Every company has its hits and misses. Microsoft, however, seems to have a tendency to miss a lot more often than other companies. Perhaps it's because the company has been so big for so long, or perhaps it's because people are always so eager to point out the faults of the Redmond giant. But no matter what the reason, Microsoft's list of flops is long and legendary.
So this week, we count down 10 of what we think are Microsoft's biggest duds. It's been a tough one to write, not because of a shortage of candidates, but because we had to hold ourselves in check. We've suffered through all of these examples and the temptation to rant has had to be curtailed. We've managed to keep it under 5,000 words - just - but if time had permitted we could have doubled that.
Iain Thomson: In under 24 hours Encarta will be no more, except for the Japanese version which gets a stay of execution. So let's dance on its grave a little.
Encarta was one of those 'seemed like a good idea at the time' things. I suspect more than a few Microsoft staffers grew up with a full set of the Encyclopaedia Britannica and loved them dearly. I'd also suggest that someone looked at the thousands of dollars that the Britannica crew were charging, and figured they could get a slice of that pie.
The result was Encarta, and it was about as much a threat to Britannia as Bambi to Godzilla. Encarta was clunky, badly written and had more than a few inaccuracies. It was also a sizeable bit of software and was pricey for what it was.
But what really killed Encarta was Wikipedia and the power of crowds. Wikipedia beat off a host of researchers and software engineers because nothing commercial can overcome people doing something for fun.
Shaun Nichols: It's a bit ironic how Microsoft, a company known for wiping out countless numbers of competing products from smaller vendors, is now being forced out of this market by a project created almost exclusively by small and independent groups. Wikipedia may have its faults, but you have to applaud it: if nothing else, it has got rid of Encarta.
Still, it seems that Britannica can't be too far behind. Unfortunately the encyclopaedia vendors took far too long to move from the CD-ROM to online services, and as a result users stepped in and created Wikipedia. It's a bit of a shame, because Wikipedia is flawed, and multimedia encyclopaedias did have uses in a number of areas.
Hopefully, somewhere down the line, somebody will relaunch another encyclopaedia service to keep Wikipedia on its toes. We shall wait and see.
mention: Ms Dewey
Shaun Nichols: A few years back, Microsoft was looking for a way to boost interest in its MSN Search service. One of the ideas was an interactive search site dubbed Ms Dewey. The live-action search allowed users to submit queries which would be answered by a wise-cracking actress.
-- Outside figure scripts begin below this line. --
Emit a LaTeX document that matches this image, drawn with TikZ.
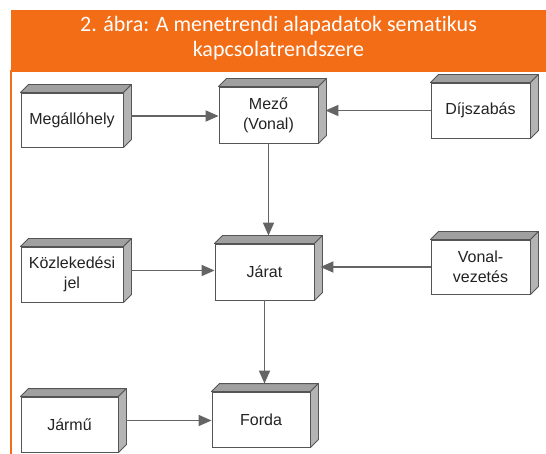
\documentclass[tikz,border=0pt]{standalone}
\usepackage{fontspec}
\setmainfont{Liberation Sans}
\newfontfamily\titlefont[Ligatures={NoCommon}]{Carlito}
\usetikzlibrary{arrows.meta}
\definecolor{hdr}{RGB}{243,108,22}
\definecolor{boxline}{RGB}{85,85,85}
\definecolor{topgray}{RGB}{160,160,160}
\definecolor{sidegray}{RGB}{180,180,180}
\definecolor{arrgray}{RGB}{100,100,100}
\definecolor{txt}{RGB}{35,35,35}
\tikzset{
  cube/.style={draw=boxline, line width=0.9pt, fill=white, inner sep=0pt,
    minimum width=99pt, minimum height=55pt, align=center, text=txt,
    font=\fontsize{16}{20}\selectfont},
  topface/.style={draw=boxline, line width=0.9pt, fill=topgray, line join=round},
  sideface/.style={draw=boxline, line width=0.9pt, fill=sidegray, line join=round},
  arr/.style={draw=arrgray, line width=1.8pt, -{Triangle[length=13pt,width=11pt]}},
  titletext/.style={text=white, align=center, font=\titlefont\fontsize{22}{25}\selectfont}
}
\begin{document}
\begin{tikzpicture}[x=1pt,y=-1pt]
\useasboundingbox (0,0) rectangle (546,454);
\fill[white] (0,0) rectangle (546,454);
% header
\fill[hdr] (11,10) rectangle (546,70);
\draw[hdr, line width=2.5pt] (11,454) -- (11,71) -- (546,71);
\node[titletext] (title) at (278.5,38) {2. ábra: A menetrendi alapadatok sematikus\\kapcsolatrendszere};
% boxes
\node[cube, minimum width=102pt, minimum height=54pt] (meg) at (72,120) {Megállóhely};
\node[cube, minimum width=99pt, minimum height=56pt] (mezo) at (268.5,115) {Mező\\(Vonal)};
\node[cube, minimum width=99pt, minimum height=55pt] (dij) at (480.5,110.5) {Díjszabás};
\node[cube, minimum width=102pt, minimum height=55pt] (koz) at (72,274.5) {Közlekedési\\jel};
\node[cube, minimum width=99pt, minimum height=56pt] (jarat) at (264.5,272) {Járat};
\node[cube, minimum width=99pt, minimum height=54pt] (vonal) at (480.5,267) {Vonal-\\vezetés};
\node[cube, minimum width=97pt, minimum height=55pt] (jarmu) at (69.5,424.5) {Jármű};
\node[cube, minimum width=98pt, minimum height=55pt] (forda) at (261,419.5) {Forda};
% 3D faces
\foreach \n in {meg,mezo,dij,koz,jarat,vonal,jarmu,forda}{
  \path[topface] (\n.north west) -- ++(8pt,8pt) -- ([shift={(8pt,8pt)}]\n.north east) -- (\n.north east) -- cycle;
  \path[sideface] (\n.north east) -- ++(8pt,8pt) -- ([shift={(8pt,8pt)}]\n.south east) -- (\n.south east) -- cycle;
}
% connector anchor points
\coordinate (megout) at ([shift={(8pt,4pt)}]meg.east);
\coordinate (kozout) at ([shift={(8pt,4pt)}]koz.east);
\coordinate (jarmuout) at ([shift={(8pt,4pt)}]jarmu.east);
\coordinate (mezoside) at ([xshift=7pt]mezo.east);
\coordinate (jaratside) at ([xshift=6pt]jarat.east);
\coordinate (jarattop) at ([yshift=8pt]jarat.north);
\coordinate (fordatop) at ([yshift=8pt]forda.north);
% connectors
\draw[arr] (megout) -- (megout -| mezo.west);
\draw[arr] (dij.west) -- (dij.west -| mezoside);
\draw[arr] (mezo.south) -- (mezo.south |- jarattop);
\draw[arr] (kozout) -- (kozout -| jarat.west);
\draw[arr] (vonal.west) -- (vonal.west -| jaratside);
\draw[arr] (jarat.south) -- (jarat.south |- fordatop);
\draw[arr] (jarmuout) -- (jarmuout -| forda.west);
\end{tikzpicture}
\end{document}
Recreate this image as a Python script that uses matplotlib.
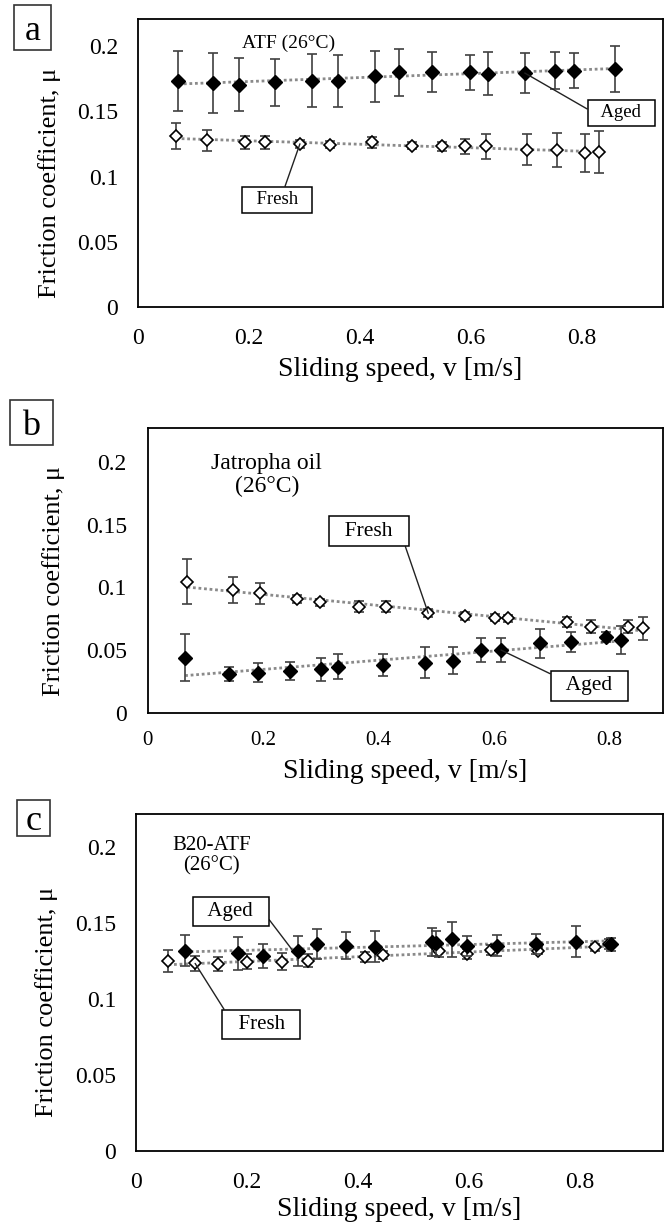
import matplotlib
matplotlib.use("Agg")
import matplotlib.pyplot as plt
from matplotlib.patches import Rectangle
import numpy as np

plt.rcParams['font.family'] = ['Liberation Serif', 'DejaVu Serif']

# ---------------- data ----------------
# Panel a: ATF (26°C)
a_aged_x = [0.073, 0.136, 0.182, 0.248, 0.313, 0.361, 0.428, 0.470, 0.529, 0.598, 0.630, 0.697, 0.751, 0.785, 0.860]
a_aged_y = [0.1736, 0.1718, 0.1705, 0.1723, 0.1736, 0.1736, 0.1769, 0.1800, 0.1803, 0.1800, 0.1790, 0.1795, 0.1813, 0.1813, 0.1826]
a_aged_e = [0.023, 0.023, 0.0205, 0.018, 0.0205, 0.020, 0.0195, 0.018, 0.015, 0.0135, 0.0164, 0.0154, 0.0144, 0.0136, 0.018]
a_fresh_x = [0.069, 0.125, 0.193, 0.229, 0.292, 0.346, 0.422, 0.493, 0.548, 0.590, 0.628, 0.701, 0.755, 0.805, 0.831]
a_fresh_y = [0.1313, 0.1277, 0.1264, 0.1264, 0.1251, 0.1244, 0.1262, 0.1236, 0.1231, 0.1231, 0.1231, 0.1205, 0.1205, 0.1180, 0.1187]
a_fresh_e = [0.010, 0.0083, 0.005, 0.005, 0.003, 0.0026, 0.0044, 0.0028, 0.0036, 0.006, 0.0096, 0.012, 0.013, 0.0144, 0.016]

# Panel b: Jatropha oil (26°C)
b_fresh_x = [0.069, 0.148, 0.194, 0.258, 0.298, 0.366, 0.412, 0.486, 0.549, 0.601, 0.624, 0.727, 0.767, 0.831, 0.857]
b_fresh_y = [0.1046, 0.0980, 0.0954, 0.0909, 0.0882, 0.0848, 0.0848, 0.0795, 0.0773, 0.0760, 0.0755, 0.0728, 0.0689, 0.0689, 0.0675]
b_fresh_e = [0.0179, 0.0103, 0.0085, 0.0033, 0.003, 0.0042, 0.0042, 0.0032, 0.0033, 0.0026, 0.0026, 0.004, 0.0053, 0.0053, 0.009]
b_aged_x = [0.065, 0.141, 0.191, 0.247, 0.300, 0.329, 0.408, 0.481, 0.528, 0.578, 0.612, 0.679, 0.734, 0.793, 0.820]
b_aged_y = [0.0442, 0.0313, 0.0323, 0.0336, 0.0350, 0.0371, 0.0384, 0.0403, 0.0419, 0.0503, 0.0503, 0.0556, 0.0570, 0.0604, 0.0583]
b_aged_e = [0.0189, 0.0053, 0.0077, 0.0069, 0.0091, 0.0097, 0.0091, 0.0123, 0.0106, 0.0099, 0.0099, 0.0114, 0.0079, 0.004, 0.0109]

# Panel c: B20-ATF (26°C)
c_aged_x = [0.089, 0.184, 0.229, 0.293, 0.326, 0.379, 0.431, 0.533, 0.541, 0.570, 0.597, 0.650, 0.720, 0.792, 0.856]
c_aged_y = [0.1316, 0.1298, 0.1281, 0.1316, 0.1357, 0.1349, 0.1342, 0.1375, 0.1364, 0.1390, 0.1346, 0.1349, 0.1357, 0.1375, 0.1357]
c_aged_e = [0.0102, 0.011, 0.0077, 0.0099, 0.0099, 0.0088, 0.0102, 0.0091, 0.0082, 0.0115, 0.0064, 0.0069, 0.0066, 0.0101, 0.0044]
c_fresh_x = [0.059, 0.107, 0.149, 0.200, 0.263, 0.310, 0.413, 0.446, 0.546, 0.597, 0.640, 0.724, 0.827, 0.853]
c_fresh_y = [0.1248, 0.1232, 0.1228, 0.1243, 0.1243, 0.1250, 0.1272, 0.1287, 0.1316, 0.1294, 0.1320, 0.1316, 0.1338, 0.1360]
c_fresh_e = [0.0071, 0.0049, 0.0049, 0.005, 0.0055, 0.0044, 0.0033, 0.0027, 0.0042, 0.0034, 0.0031, 0.0025, 0.0022, 0.0032]

x_ticks = [0, 0.2, 0.4, 0.6, 0.8]
x_tick_labels = ['0', '0.2', '0.4', '0.6', '0.8']
y_ticks = [0, 0.05, 0.1, 0.15, 0.2]
y_tick_labels = ['0', '0.05', '0.1', '0.15', '0.2']

panel_titles = ['ATF (26°C)', 'Jatropha oil\n(26°C)', 'B20-ATF\n(26°C)']
panel_letters = ['a', 'b', 'c']
xlabel = 'Sliding speed, v [m/s]'
ylabel = 'Friction coefficient, μ'

# ---------------- figure ----------------
W, H = 665, 1230
fig = plt.figure(figsize=(W / 100, H / 100), dpi=100)

def px_axes(l, t, r, b):
    return fig.add_axes([l / W, 1 - b / H, (r - l) / W, (b - t) / H])

ax_a = px_axes(137.8, 19, 662.5, 306.7)
ax_b = px_axes(147.6, 427.7, 662.5, 713.3)
ax_c = px_axes(135.7, 814, 662.5, 1150.7)

TREND = dict(color='#8a8a8a', lw=2.0, ls=(0, (1, 1)), zorder=2)
ERR = dict(ecolor='#404040', elinewidth=1.2, capsize=3.5, capthick=1.2, ls='none')


def series(ax, x, y, e, filled):
    x = np.asarray(x); y = np.asarray(y)
    k, b0 = np.polyfit(x, y, 1)
    xs = np.array([x.min(), x.max()])
    ax.plot(xs, k * xs + b0, **TREND)
    if filled:
        ax.errorbar(x, y, yerr=e, marker='D', ms=7, mfc='black', mec='black',
                    zorder=4, **ERR)
    else:
        ax.errorbar(x, y, yerr=e, marker='D', ms=6, mfc='white', mec='black',
                    mew=1.2, zorder=3, **ERR)


def style(ax, xmax, ymax, ytick_pad, xtick_pad, xlab_cy, ylab_cx, ylab_dy, xtick_fs):
    ax.set_xlim(0, xmax)
    ax.set_ylim(0, ymax)
    ax.set_xticks(x_ticks)
    ax.set_xticklabels(x_tick_labels, fontsize=xtick_fs)
    ax.set_yticks(y_ticks)
    ax.set_yticklabels(y_tick_labels, fontsize=17)
    ax.tick_params(axis='both', length=0)
    ax.tick_params(axis='y', pad=ytick_pad)
    ax.tick_params(axis='x', pad=xtick_pad)
    for s in ax.spines.values():
        s.set_linewidth(1.3)
        s.set_color('black')
    bb = ax.get_position()
    wpx, hpx = bb.width * W, bb.height * H
    ax.set_xlabel(xlabel, fontsize=20, va='center')
    ax.set_ylabel(ylabel, fontsize=19, va='center', ha='center')
    ax.xaxis.set_label_coords(0.5, -xlab_cy / hpx)
    ax.yaxis.set_label_coords(-ylab_cx / wpx, 0.5 - ylab_dy / hpx)


def boxed(ax, text, xy, xytext, relpos, fs):
    ax.annotate(text, xy=xy, xytext=xytext, textcoords='data', fontsize=fs,
                ha='center', va='center', zorder=6,
                bbox=dict(boxstyle='square,pad=0.25', fc='white', ec='black', lw=1.1),
                arrowprops=dict(arrowstyle='-', color='#222222', lw=1.0,
                                shrinkA=0, shrinkB=0, relpos=relpos))


# Panel a
series(ax_a, a_aged_x, a_aged_y, a_aged_e, True)
series(ax_a, a_fresh_x, a_fresh_y, a_fresh_e, False)
style(ax_a, 0.945, 0.221, 14, 15, 63, 88, 20, 17)
ax_a.text(0.271, 0.2026, panel_titles[0], fontsize=14, ha='center', va='center')
boxed(ax_a, '  Aged  ', (a_aged_x[11], a_aged_y[11]), (0.871, 0.149), (0, 0.55), 13.5)
boxed(ax_a, '  Fresh  ', (a_fresh_x[4], a_fresh_y[4]), (0.251, 0.082), (0.6, 1), 13.5)

# Panel b
series(ax_b, b_fresh_x, b_fresh_y, b_fresh_e, False)
series(ax_b, b_aged_x, b_aged_y, b_aged_e, True)
style(ax_b, 0.8916, 0.227, 15, 13, 58, 94, 10, 15)
ax_b.text(0.2066, 0.1894, panel_titles[1], fontsize=17, ha='center', va='center',
          linespacing=1.1)
boxed(ax_b, '  Fresh  ', (b_fresh_x[7], b_fresh_y[7]), (0.383, 0.1446), (1, 0), 15.5)
boxed(ax_b, '  Aged  ', (b_aged_x[10], b_aged_y[10]), (0.765, 0.0217), (0, 1), 15.5)

# Panel c
series(ax_c, c_fresh_x, c_fresh_y, c_fresh_e, False)
series(ax_c, c_aged_x, c_aged_y, c_aged_e, True)
style(ax_c, 0.9486, 0.2215, 14, 15, 59, 89, 20, 17)
ax_c.text(0.137, 0.1939, panel_titles[2], fontsize=15, ha='center', va='center',
          linespacing=1.1)
boxed(ax_c, '  Aged  ', (c_aged_x[3] - 0.012, 0.1325), (0.1714, 0.1575), (1, 0.45), 15)
boxed(ax_c, '  Fresh  ', (c_fresh_x[1], c_fresh_y[1]), (0.2263, 0.0831), (0, 1), 15)

# Panel letters (boxes in figure pixel coordinates)
letter_boxes = [(14, 5, 51, 50), (10, 400, 53, 445), (17, 800, 50, 836)]
for letter, (l, t, r, b) in zip(panel_letters, letter_boxes):
    fig.add_artist(Rectangle((l / W, 1 - b / H), (r - l) / W, (b - t) / H,
                             transform=fig.transFigure, fill=False, ec='#333333', lw=1.2))
    fig.text((l + r) / 2 / W, 1 - (t + b) / 2 / H, letter, fontsize=26,
             ha='center', va='center_baseline')

fig.savefig('out.png', dpi=100)
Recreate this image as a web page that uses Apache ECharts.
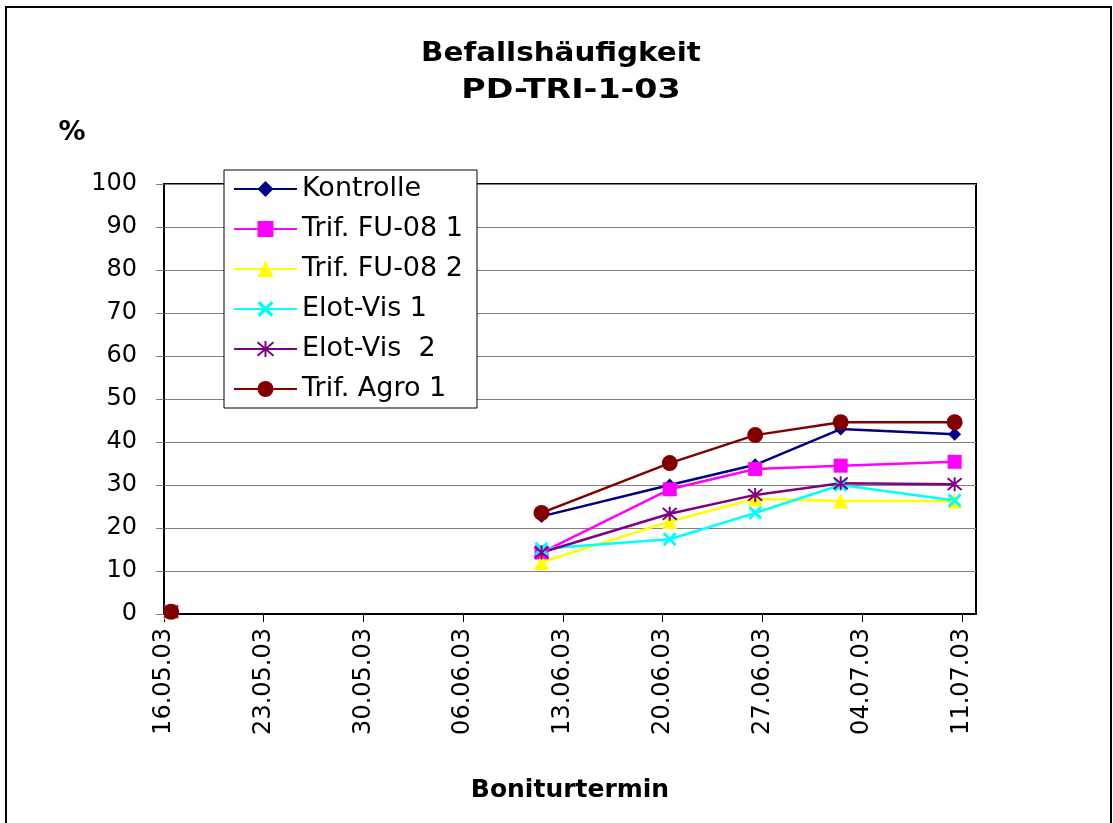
<!DOCTYPE html>
<html>
<head>
<meta charset="utf-8">
<title>Befallshäufigkeit PD-TRI-1-03</title>
<script src="https://cdn.jsdelivr.net/npm/echarts@6/dist/echarts.min.js"></script>
<style>
    html, body { margin: 0; padding: 0; background: #fff; }
    #chart { width: 1113px; height: 823px; }
</style>
</head>
<body>
<div id="chart"></div>
<script>
    // Achsenbeschriftung (Datumsachse, Hauptintervall 7 Tage)
    const tickLabels = ['16.05.03', '23.05.03', '30.05.03', '06.06.03', '13.06.03', '20.06.03', '27.06.03', '04.07.03', '11.07.03']
    // Boniturtermine
    const dates = ['16.05.03', '11.06.03', '20.06.03', '26.06.03', '02.07.03', '10.07.03']

    const seriesNames = ['Kontrolle', 'Trif. FU-08 1', 'Trif. FU-08 2', 'Elot-Vis 1', 'Elot-Vis  2', 'Trif. Agro 1']
    const kontrolle = [0.5, 22.7, 30.0, 34.7, 43.0, 41.8]
    const trifFu1   = [0.5, 14.3, 29.0, 33.7, 34.5, 35.4]
    const trifFu2   = [0.5, 12.0, 21.5, 26.8, 26.3, 26.3]
    const elotVis1  = [0.5, 15.2, 17.4, 23.5, 30.0, 26.4]
    const elotVis2  = [0.5, 14.3, 23.3, 27.7, 30.4, 30.2]
    const trifAgro1 = [0.5, 23.5, 35.1, 41.6, 44.6, 44.6]

    const colors = ['#000080', '#FF00FF', '#FFFF00', '#00FFFF', '#800080', '#800000']

    // Tage seit dem ersten Termin
    const dayOf = s => {
        const [d, m, y] = s.split('.').map(Number)
        return (Date.UTC(2000 + y, m - 1, d) - Date.UTC(2003, 4, 16)) / 86400000
    }
    const days = dates.map(dayOf)

    // Punkte liegen in der Mitte des Tages; fehlende Termine (> 2 Wochen) -> Linie unterbrechen
    const toData = vals => {
        let out = []
        vals.forEach((v, i) => {
            if (i > 0 && days[i] - days[i - 1] > 14) out.push([(days[i] + days[i - 1]) / 2, '-'])
            out.push([days[i] + 0.5, v])
        })
        return out
    }

    const crossPath = 'path://M0,1.5L1.5,0L5,3.5L8.5,0L10,1.5L6.5,5L10,8.5L8.5,10L5,6.5L1.5,10L0,8.5L3.5,5Z'
    const starPath = 'path://M0,0L10,10M10,0L0,10M5,-1L5,11'

    const symbols = [
        { symbol: 'diamond', symbolSize: 13 },
        { symbol: 'rect', symbolSize: 14 },
        { symbol: 'triangle', symbolSize: 15 },
        { symbol: crossPath, symbolSize: 14 },
        { symbol: starPath, symbolSize: 14, itemStyle: { borderColor: colors[4], borderWidth: 2 } },
        { symbol: 'circle', symbolSize: 16 }
    ]

    const values = [kontrolle, trifFu1, trifFu2, elotVis1, elotVis2, trifAgro1]
    const tickValues = tickLabels.map((t, i) => i * 7)

    const chart = echarts.init(document.getElementById('chart'))
    chart.setOption({
        animation: false,
        backgroundColor: '#fff',
        color: colors,
        textStyle: { fontFamily: 'DejaVu Sans' },
        grid: {
            left: 164, top: 184, right: 137, bottom: 209,
            show: true, borderColor: '#000', borderWidth: 2
        },
        legend: {
            orient: 'vertical',
            left: 224, top: 170,
            padding: [5, 14, 5, 9],
            itemGap: 12,
            itemWidth: 63,
            itemHeight: 20,
            backgroundColor: '#fff',
            borderColor: '#000',
            borderWidth: 1,
            textStyle: { fontSize: 27, color: '#000', lineHeight: 28 },
            data: seriesNames
        },
        xAxis: {
            type: 'value',
            min: 0, max: 57, interval: 7,
            name: 'Boniturtermin',
            nameLocation: 'middle',
            nameGap: 164,
            nameTextStyle: { fontFamily: 'DejaVu Sans', fontWeight: 'bold', fontSize: 25, color: '#000' },
            axisLine: { lineStyle: { color: '#000', width: 2 } },
            axisTick: { length: 8, lineStyle: { color: '#000' }, customValues: tickValues },
            axisLabel: {
                rotate: 90, fontSize: 24, color: '#000', margin: 14,
                customValues: tickValues,
                formatter: v => (v % 7 === 0 && tickLabels[v / 7]) || ''
            },
            splitLine: { show: false }
        },
        yAxis: {
            type: 'value',
            min: 0, max: 100, interval: 10,
            axisLine: { show: true, lineStyle: { color: '#000', width: 2 } },
            axisTick: { show: true, length: 8, lineStyle: { color: '#808080' } },
            axisLabel: { fontSize: 24, color: '#000', margin: 27 },
            splitLine: { lineStyle: { color: '#808080', width: 1 } }
        },
        series: values.map((vals, i) => Object.assign({
            name: seriesNames[i],
            type: 'line',
            data: toData(vals),
            connectNulls: false,
            showAllSymbol: true,
            lineStyle: { width: 2.5, color: colors[i] },
            itemStyle: { color: colors[i] }
        }, symbols[i])),
        graphic: [
            {
                type: 'rect', silent: true,
                shape: { x: 6, y: 7, width: 1105, height: 830 },
                style: { fill: 'none', stroke: '#000', lineWidth: 2 }
            },
            {
                type: 'text', x: 561, y: 54, scaleX: 1.13,
                style: { text: 'Befallshäufigkeit', fontFamily: 'DejaVu Sans', fontWeight: 'bold', fontSize: 26, fill: '#000', align: 'center', verticalAlign: 'middle' }
            },
            {
                type: 'text', x: 571, y: 91, scaleX: 1.28,
                style: { text: 'PD-TRI-1-03', fontFamily: 'DejaVu Sans', fontWeight: 'bold', fontSize: 26, fill: '#000', align: 'center', verticalAlign: 'middle' }
            },
            {
                type: 'text', x: 72, y: 133,
                style: { text: '%', fontFamily: 'DejaVu Sans', fontWeight: 'bold', fontSize: 27, fill: '#000', align: 'center', verticalAlign: 'middle' }
            }
        ]
    })
</script>
</body>
</html>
Unfortunately, the idea of a pretty lady who would answer all your questions caused almost everyone who used the site to revert to the intelligence level of a 14 year-old boy, and most of the time on the site was spent asking dirty questions. Things only got worse when some of the steamier early work by Janina Gavankar, the actress who played Ms Dewey, began to surface.
The site didn't last very long, as Microsoft could not have been thrilled by the reception it got. The company had hoped to create a cute little marketing gimmick that would bring more attention to its search service. Instead, the campaign ended up looking at best amateurish and at worst a bit sleazy.
Iain Thomson: Actually Shaun, I think there's more than a little of the teenaged boy in many people in the technology field. Look at previous female personifications brought to life on the computer: they are all failures and seem to have come from the bottom of a teenager's sock drawer.
You can't condemn Ms Gavankar for some of the schlock she's done early in her career; we've all done things we aren't proud of (see number five of this list for example). I thought she did the job rather well. The problem is that the job itself was a duff one.
Apparently the Ms Dewey search idea wasn't Microsoft's but came from its advertising agency. I can believe it. The whole concept seems perfectly suited to people who know very little about computers and their users, and was probably inspired by a liquid lunch and a generous helping of Columbian marching powder.